After shutting down it's last factory in China, in recent days there have been rumors that the well-known German sports clothing manufacturer Adidas also plans to terminate its contracts with 300 contract manufacturing factories in China.

This is simply the latest in a run of bad news for factories operating in China's southern Pearl River Delta region.

If you take a bus from the railway station of the southern manufacturing hub of Dongguan (东莞), it will take you about 30 minutes to get to the township of Dalang (大朗镇), one of the biggest distribution centers for textile products in the world.

At present, a lot of shops are shuttered up and there are few customers in the few stores that are open.   

Xingye Knitwear Corporation (兴业针织有限公司), one of the better known enterprises in Dalang County, once employed between 1,200 and 1,300 people but now only keeps about 500 staff on.

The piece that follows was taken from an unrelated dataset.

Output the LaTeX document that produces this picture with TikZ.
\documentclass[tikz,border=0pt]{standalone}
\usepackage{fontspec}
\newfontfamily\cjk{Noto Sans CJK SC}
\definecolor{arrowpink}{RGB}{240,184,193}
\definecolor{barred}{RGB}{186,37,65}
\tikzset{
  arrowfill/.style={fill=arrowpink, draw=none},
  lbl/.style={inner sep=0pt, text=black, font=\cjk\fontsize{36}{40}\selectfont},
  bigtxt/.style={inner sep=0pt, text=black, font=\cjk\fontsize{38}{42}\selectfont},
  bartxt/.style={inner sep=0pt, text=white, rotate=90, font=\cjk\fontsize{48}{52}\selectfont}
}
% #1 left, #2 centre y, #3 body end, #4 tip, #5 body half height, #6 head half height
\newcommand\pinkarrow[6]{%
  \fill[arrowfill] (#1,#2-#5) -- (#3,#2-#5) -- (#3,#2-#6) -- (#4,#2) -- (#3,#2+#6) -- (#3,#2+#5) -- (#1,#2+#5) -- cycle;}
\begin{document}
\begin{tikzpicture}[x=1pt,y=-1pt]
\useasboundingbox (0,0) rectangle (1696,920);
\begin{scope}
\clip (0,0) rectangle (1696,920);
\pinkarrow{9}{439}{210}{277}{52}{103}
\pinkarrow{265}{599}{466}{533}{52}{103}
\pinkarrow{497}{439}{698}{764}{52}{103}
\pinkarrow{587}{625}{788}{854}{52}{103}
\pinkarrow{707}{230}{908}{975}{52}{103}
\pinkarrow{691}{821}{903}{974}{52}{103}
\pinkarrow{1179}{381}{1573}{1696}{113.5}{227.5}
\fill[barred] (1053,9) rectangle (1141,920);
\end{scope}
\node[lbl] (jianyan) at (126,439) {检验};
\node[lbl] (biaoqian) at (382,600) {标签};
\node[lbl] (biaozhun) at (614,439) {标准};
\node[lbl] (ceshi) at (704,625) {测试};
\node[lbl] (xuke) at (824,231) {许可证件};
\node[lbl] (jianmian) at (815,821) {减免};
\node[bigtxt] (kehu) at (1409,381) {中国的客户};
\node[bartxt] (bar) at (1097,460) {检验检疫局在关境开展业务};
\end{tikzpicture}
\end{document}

The company relies on exports, but orders have shrunk by 50 percent compared to last year and the company's general manager says that the situation is even worse than it was in 2008 when the financial crisis hit.

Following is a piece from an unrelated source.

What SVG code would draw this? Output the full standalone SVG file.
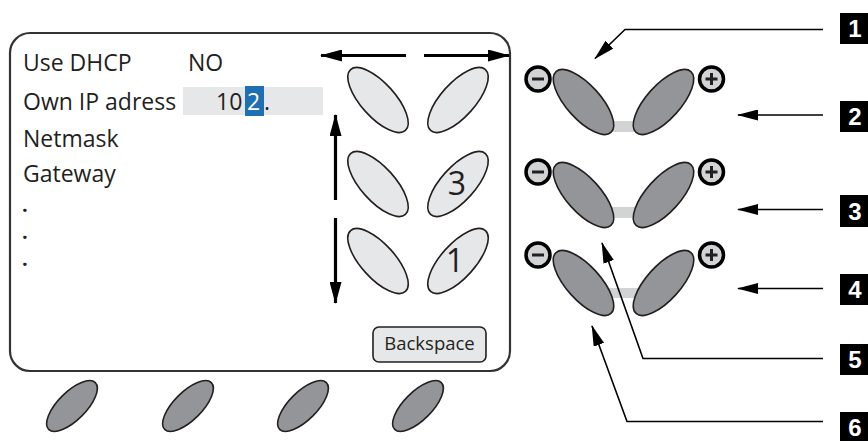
<svg xmlns="http://www.w3.org/2000/svg" width="868" height="441" viewBox="0 0 868 441">
  <style>
    .lbl { font-family: "Open Sans", "Noto Sans", "DejaVu Sans", sans-serif; font-size: 23px; fill: #231f20; }
    .dot { font-family: "Open Sans", "Noto Sans", "DejaVu Sans", sans-serif; font-size: 20px; font-weight: bold; fill: #231f20; }
    .key { fill: #e6e7e8; stroke: #231f20; stroke-width: 1.6; }
    .dark { fill: #939598; stroke: #231f20; stroke-width: 1.6; }
    .bar { fill: #d1d3d4; }
    .ring { fill: #d1d3d4; stroke: #000; stroke-width: 3.5; }
    .sign { fill: #231f20; }
    .nav { stroke: #000; stroke-width: 3.2; fill: none; }
    .call { stroke: #000; stroke-width: 1.6; fill: none; }
    .tag { fill: #000; }
    .tagtxt { font-family: "Liberation Sans", Arial, sans-serif; font-weight: bold; font-size: 24px; fill: #fff; text-anchor: middle; }
  </style>
  <defs>
    <marker id="navHead" viewBox="0 0 22 12" refX="21" refY="6" markerWidth="22" markerHeight="12" markerUnits="userSpaceOnUse" orient="auto">
      <path d="M0,0 L22,6 L0,12 Z" fill="#000"/>
    </marker>
    <marker id="callHead" viewBox="0 0 21 11" refX="20" refY="5.5" markerWidth="21" markerHeight="11" markerUnits="userSpaceOnUse" orient="auto">
      <path d="M0,0 L21,5.5 L0,11 Z" fill="#000"/>
    </marker>
    <ellipse id="keyL" rx="41" ry="17" transform="rotate(48)"/>
    <ellipse id="keyR" rx="41" ry="17" transform="rotate(-48)"/>
    <ellipse id="soft" rx="33" ry="14" transform="rotate(-45)"/>
  </defs>

  <!-- display panel -->
  <g id="display">
    <rect x="10" y="33" width="500" height="338" rx="20" ry="20" fill="#fff" stroke="#333" stroke-width="2.2"/>
    <text class="lbl" x="23" y="71">Use DHCP</text>
    <text class="lbl" x="188" y="71">NO</text>
    <text class="lbl" x="23" y="110">Own IP adress</text>
    <rect x="183" y="87" width="140" height="28" fill="#e6e7e8"/>
    <rect x="245" y="86" width="19" height="30" fill="#1f6fb5"/>
    <text class="lbl" x="216" y="110">10</text>
    <text class="lbl" x="247" y="110" style="fill:#fff">2</text>
    <text class="lbl" x="264" y="110">.</text>
    <text class="lbl" x="23" y="147">Netmask</text>
    <text class="lbl" x="23" y="182">Gateway</text>
    <text class="dot" x="22" y="212">.</text>
    <text class="dot" x="22" y="239">.</text>
    <text class="dot" x="22" y="266">.</text>
  </g>

  <!-- keypad -->
  <g id="keypad">
    <use href="#keyL" class="key" x="378" y="100"/>
    <use href="#keyR" class="key" x="458" y="100"/>
    <use href="#keyL" class="key" x="378" y="184"/>
    <use href="#keyR" class="key" x="458" y="184"/>
    <use href="#keyL" class="key" x="378" y="261"/>
    <use href="#keyR" class="key" x="458" y="261"/>
    <text class="lbl" x="457" y="195" style="font-size:32px" text-anchor="middle">3</text>
    <text class="lbl" x="455" y="272" style="font-size:32px" text-anchor="middle">1</text>
  </g>

  <g id="backspace">
    <rect x="373" y="327" width="113" height="35" rx="6" class="key"/>
    <text class="lbl" x="429.5" y="350" style="font-size:18.5px" text-anchor="middle">Backspace</text>
  </g>

  <!-- soft keys below the display -->
  <g id="softkeys">
    <use href="#soft" class="dark" x="72" y="406"/>
    <use href="#soft" class="dark" x="188" y="406"/>
    <use href="#soft" class="dark" x="303" y="406"/>
    <use href="#soft" class="dark" x="418" y="406"/>
  </g>

  <!-- rocker key pairs -->
  <g id="rocker1">
    <rect class="bar" x="608" y="121" width="30" height="11"/>
    <use href="#keyL" class="dark" x="583.5" y="102"/>
    <use href="#keyR" class="dark" x="663.5" y="102"/>
    <circle class="ring" cx="538" cy="79" r="12"/>
    <rect class="sign" x="532" y="77.5" width="12" height="3"/>
    <circle class="ring" cx="711.5" cy="79" r="12"/>
    <rect class="sign" x="705.5" y="77.5" width="12" height="3"/>
    <rect class="sign" x="710" y="73" width="3" height="12"/>
  </g>
  <g id="rocker2">
    <rect class="bar" x="608" y="207" width="30" height="11"/>
    <use href="#keyL" class="dark" x="583.5" y="195"/>
    <use href="#keyR" class="dark" x="663.5" y="195"/>
    <circle class="ring" cx="538" cy="172" r="12"/>
    <rect class="sign" x="532" y="170.5" width="12" height="3"/>
    <circle class="ring" cx="711.5" cy="172" r="12"/>
    <rect class="sign" x="705.5" y="170.5" width="12" height="3"/>
    <rect class="sign" x="710" y="166" width="3" height="12"/>
  </g>
  <g id="rocker3">
    <rect class="bar" x="608" y="288" width="30" height="10"/>
    <use href="#keyL" class="dark" x="583.5" y="283"/>
    <use href="#keyR" class="dark" x="663.5" y="283"/>
    <circle class="ring" cx="538" cy="255" r="12"/>
    <rect class="sign" x="532" y="253.5" width="12" height="3"/>
    <circle class="ring" cx="711.5" cy="255" r="12"/>
    <rect class="sign" x="705.5" y="253.5" width="12" height="3"/>
    <rect class="sign" x="710" y="249" width="3" height="12"/>
  </g>

  <!-- callout tags -->
  <g id="tag1"><rect class="tag" x="840" y="13" width="28" height="31"/><text class="tagtxt" x="855" y="37">1</text></g>
  <g id="tag2"><rect class="tag" x="840" y="101" width="28" height="31"/><text class="tagtxt" x="855" y="125">2</text></g>
  <g id="tag3"><rect class="tag" x="840" y="195" width="28" height="32"/><text class="tagtxt" x="855" y="220">3</text></g>
  <g id="tag4"><rect class="tag" x="840" y="274" width="28" height="31"/><text class="tagtxt" x="855" y="298">4</text></g>
  <g id="tag5"><rect class="tag" x="840" y="344" width="28" height="31"/><text class="tagtxt" x="855" y="368">5</text></g>
  <g id="tag6"><rect class="tag" x="840" y="412" width="28" height="29"/><text class="tagtxt" x="855" y="436">6</text></g>

  <!-- connectors -->
  <g id="connectors">
    <line class="nav" x1="406" y1="55.5" x2="321" y2="55.5" marker-end="url(#navHead)"/>
    <line class="nav" x1="424" y1="55.5" x2="509" y2="55.5" marker-end="url(#navHead)"/>
    <line class="nav" x1="335.5" y1="200" x2="335.5" y2="115" marker-end="url(#navHead)"/>
    <line class="nav" x1="335.5" y1="218" x2="335.5" y2="303" marker-end="url(#navHead)"/>

    <polyline class="call" points="823,29.5 625,29.5 595,58.5" marker-end="url(#callHead)"/>
    <line class="call" x1="823" y1="115" x2="738" y2="115" marker-end="url(#callHead)"/>
    <line class="call" x1="823" y1="209.5" x2="738" y2="209.5" marker-end="url(#callHead)"/>
    <line class="call" x1="823" y1="288.5" x2="738" y2="288.5" marker-end="url(#callHead)"/>
    <polyline class="call" points="823,358.5 643,358.5 602,243" marker-end="url(#callHead)"/>
    <polyline class="call" points="823,421.5 627,421.5 592,326" marker-end="url(#callHead)"/>
  </g>
</svg>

A senior executive at the company told a journalist from the China Securities Journal that the rising cost of manufacturing in China and the economic downturn in the West were to blame.

"Lots of orders go to low-cost countries like Vietnam, Cambodia, and Bangladesh. Their costs are at about the same level as ours were 15 years ago, we can't possibly compete with them on price."

Lots of contract manufacturers in Dalang complain that there is no longer any room to make profits. "Yes we have orders, but the prices being paid are so low. It's definitely not the way out," the head of another company in Dalang said.  

Aside from textiles, toy factories and shoe manufacturers have also been hard hit.

Chen Naixing (陈乃醒), the head of the center for SME Studies at China's Academy of Social Sciences, said that factories that relied too heavily on labor are more likely to run into difficulties. This year, China's bankruptcy rate has increased to 8 percent, while normally the figure is only 3 percent.